Since I’ve gone on so long about that issue, I’ve leave the question of the mortal sinfulness of casually smoking marijuana aside for now, in order to avoid going on and on. I can address that in a further post if you’d like.
 
As you can see, this issue gets at the heart of the relationship between Church and State, and I find his view sensible. Abortion and other injustices should be opposed, and it may be even sinful to vote for a “prochoice” candidate, but how about these other issues like marijuana? I think he raises a powerful argument and a sensible view of the government. We should not treat it is an instrument of the Church to enforce all Catholic teaching - only those teachings where someone else is being harmed in some way.

I also find this to be a more fertile environment for the Church, since people tend to be resentful of the Church when it appears that it is overreaching.

What do you guys think?
 
I admit that I have not read through the entire exchange, but my overall opinion is this.

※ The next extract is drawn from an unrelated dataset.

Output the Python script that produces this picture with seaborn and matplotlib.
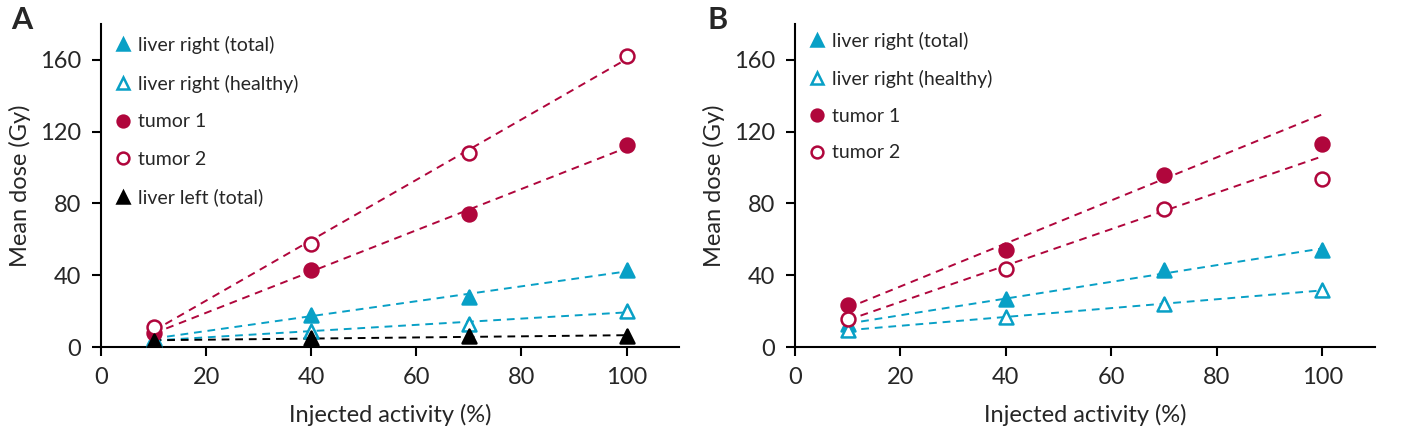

The “State” will reflect, to a great extent, the beliefs of the population.
Those entering the voting booth should not be asked, or expected, to leave their “beliefs”, "faith, "or “morality” outside. To do so would be to lie to “the state” and possibly cause it to take some action not in accordance with the will of the majority.

Now the above is, of course, overly simplified for “the state”, must take other factors into consideration than simply the “will of the voters”, like whether whether something is “constitutional”.

In regards to legalizing marijuana, the question becomes one of where one draws the line. Alchohol is legal and consumed in moderation by many Catholics. Cigarettes remain legal even though many millions are spent, by the government and the tobbacco companies themselves, trying to get people to quit. Yet “pot” remains illegal?

I don’t know that Catholic teaching is that clear or adamant in this area for one to say that a Catholic should always vote one way or the other (unlike abortion). I think Catholics are free to vote their conscience on this matter and neither way would be sinful or contrary to Church teaching.

Just my 2c

Peace
James
 
Well, I profoundly agree with him, whoever he is.

Legalize and tax it already. The whole debate is getting tiresome.